━━━━━ Input ━━━━━

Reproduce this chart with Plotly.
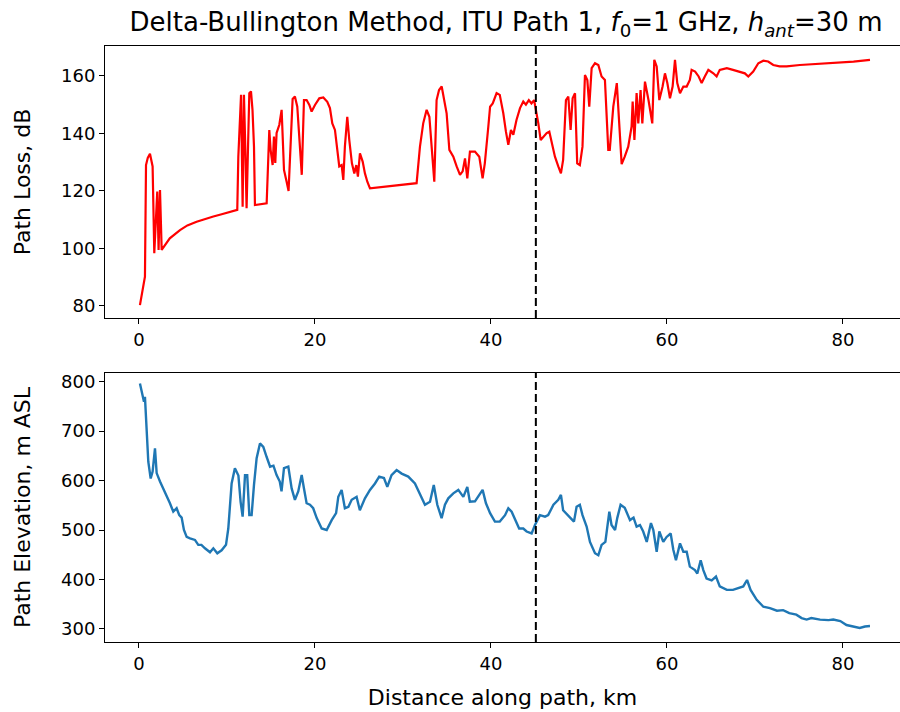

━━━━━
━━━━━ Input ━━━━━

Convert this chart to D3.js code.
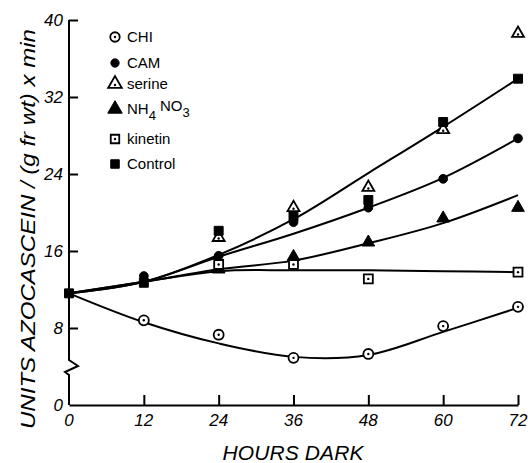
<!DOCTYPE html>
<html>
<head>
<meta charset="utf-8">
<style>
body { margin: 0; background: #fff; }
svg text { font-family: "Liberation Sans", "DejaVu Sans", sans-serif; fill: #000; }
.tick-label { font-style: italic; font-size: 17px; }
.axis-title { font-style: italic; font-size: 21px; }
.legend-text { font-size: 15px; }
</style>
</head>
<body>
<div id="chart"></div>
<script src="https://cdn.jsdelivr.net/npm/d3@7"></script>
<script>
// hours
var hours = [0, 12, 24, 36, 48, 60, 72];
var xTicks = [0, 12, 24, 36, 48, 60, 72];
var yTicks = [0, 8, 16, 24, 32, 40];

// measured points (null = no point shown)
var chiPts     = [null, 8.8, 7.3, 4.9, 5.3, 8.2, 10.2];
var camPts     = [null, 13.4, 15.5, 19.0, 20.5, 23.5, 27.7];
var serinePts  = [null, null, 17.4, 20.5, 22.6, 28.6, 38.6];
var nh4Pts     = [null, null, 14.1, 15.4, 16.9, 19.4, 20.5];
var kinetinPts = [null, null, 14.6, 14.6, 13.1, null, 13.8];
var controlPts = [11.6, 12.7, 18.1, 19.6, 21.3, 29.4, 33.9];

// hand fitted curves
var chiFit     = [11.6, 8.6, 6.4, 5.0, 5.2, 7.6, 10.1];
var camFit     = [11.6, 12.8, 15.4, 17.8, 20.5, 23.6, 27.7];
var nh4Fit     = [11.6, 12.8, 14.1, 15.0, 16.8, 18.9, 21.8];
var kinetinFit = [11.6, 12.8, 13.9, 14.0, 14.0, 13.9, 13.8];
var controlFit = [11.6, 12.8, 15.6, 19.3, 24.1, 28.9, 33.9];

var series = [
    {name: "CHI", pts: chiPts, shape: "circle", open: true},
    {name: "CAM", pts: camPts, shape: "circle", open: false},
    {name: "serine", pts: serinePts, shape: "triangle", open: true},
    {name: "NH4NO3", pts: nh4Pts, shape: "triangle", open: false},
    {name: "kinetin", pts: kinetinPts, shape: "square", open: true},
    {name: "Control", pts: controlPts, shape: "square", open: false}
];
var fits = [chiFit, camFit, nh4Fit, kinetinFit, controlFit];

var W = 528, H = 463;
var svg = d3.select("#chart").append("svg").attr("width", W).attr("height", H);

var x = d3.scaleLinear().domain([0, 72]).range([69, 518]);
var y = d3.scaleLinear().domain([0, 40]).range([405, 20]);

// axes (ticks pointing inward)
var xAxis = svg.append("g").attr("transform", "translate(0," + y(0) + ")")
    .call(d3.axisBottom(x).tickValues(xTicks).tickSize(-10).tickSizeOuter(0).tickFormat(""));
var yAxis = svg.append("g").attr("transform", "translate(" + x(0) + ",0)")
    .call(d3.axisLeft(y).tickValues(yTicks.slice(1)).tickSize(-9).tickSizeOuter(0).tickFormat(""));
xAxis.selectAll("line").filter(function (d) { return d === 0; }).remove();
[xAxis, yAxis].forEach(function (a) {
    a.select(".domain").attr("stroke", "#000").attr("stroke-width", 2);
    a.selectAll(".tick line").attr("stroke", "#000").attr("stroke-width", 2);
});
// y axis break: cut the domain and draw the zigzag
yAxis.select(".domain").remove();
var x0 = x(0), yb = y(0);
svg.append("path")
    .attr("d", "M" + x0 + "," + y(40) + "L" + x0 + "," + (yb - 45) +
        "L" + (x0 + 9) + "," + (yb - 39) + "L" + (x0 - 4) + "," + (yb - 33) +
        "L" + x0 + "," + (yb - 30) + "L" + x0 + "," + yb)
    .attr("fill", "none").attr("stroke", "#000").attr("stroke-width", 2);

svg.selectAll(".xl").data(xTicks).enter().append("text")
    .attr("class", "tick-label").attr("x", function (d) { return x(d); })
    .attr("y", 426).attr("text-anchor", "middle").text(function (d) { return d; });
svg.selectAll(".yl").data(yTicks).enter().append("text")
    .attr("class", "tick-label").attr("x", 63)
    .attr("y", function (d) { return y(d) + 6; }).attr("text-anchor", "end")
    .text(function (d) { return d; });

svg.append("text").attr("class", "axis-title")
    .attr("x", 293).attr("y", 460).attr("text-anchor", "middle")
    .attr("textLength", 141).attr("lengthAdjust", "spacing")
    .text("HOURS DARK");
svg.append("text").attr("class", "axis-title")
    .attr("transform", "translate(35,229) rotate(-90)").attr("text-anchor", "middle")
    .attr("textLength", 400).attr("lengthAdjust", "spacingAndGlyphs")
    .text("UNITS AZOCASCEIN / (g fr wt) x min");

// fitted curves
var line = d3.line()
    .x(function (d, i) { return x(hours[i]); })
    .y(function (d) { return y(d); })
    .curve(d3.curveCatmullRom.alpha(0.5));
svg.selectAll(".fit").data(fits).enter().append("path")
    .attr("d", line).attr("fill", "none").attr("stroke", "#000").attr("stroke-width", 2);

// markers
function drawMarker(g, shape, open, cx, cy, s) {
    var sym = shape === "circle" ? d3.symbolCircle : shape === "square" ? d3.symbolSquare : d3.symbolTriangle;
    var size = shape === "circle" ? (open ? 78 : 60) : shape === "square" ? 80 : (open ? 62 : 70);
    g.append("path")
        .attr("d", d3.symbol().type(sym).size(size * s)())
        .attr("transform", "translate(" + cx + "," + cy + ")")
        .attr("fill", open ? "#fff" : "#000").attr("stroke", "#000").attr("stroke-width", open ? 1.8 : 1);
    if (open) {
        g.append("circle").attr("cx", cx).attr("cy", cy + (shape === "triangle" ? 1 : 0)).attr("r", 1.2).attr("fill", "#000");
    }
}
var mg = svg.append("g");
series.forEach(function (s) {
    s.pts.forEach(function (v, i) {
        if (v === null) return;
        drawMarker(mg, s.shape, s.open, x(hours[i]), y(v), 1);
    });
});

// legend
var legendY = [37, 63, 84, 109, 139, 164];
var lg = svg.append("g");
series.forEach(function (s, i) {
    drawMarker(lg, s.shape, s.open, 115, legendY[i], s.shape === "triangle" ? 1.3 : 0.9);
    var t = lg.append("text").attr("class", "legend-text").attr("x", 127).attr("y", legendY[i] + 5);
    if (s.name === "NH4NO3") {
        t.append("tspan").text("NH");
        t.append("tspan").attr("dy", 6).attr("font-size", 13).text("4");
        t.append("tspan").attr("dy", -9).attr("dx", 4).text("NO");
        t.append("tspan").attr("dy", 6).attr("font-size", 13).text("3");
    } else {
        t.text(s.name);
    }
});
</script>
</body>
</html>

━━━━━

Take every line from the data above that holds "this" and copy it out.

Reproduce this chart with Plotly.
Convert this chart to D3.js code.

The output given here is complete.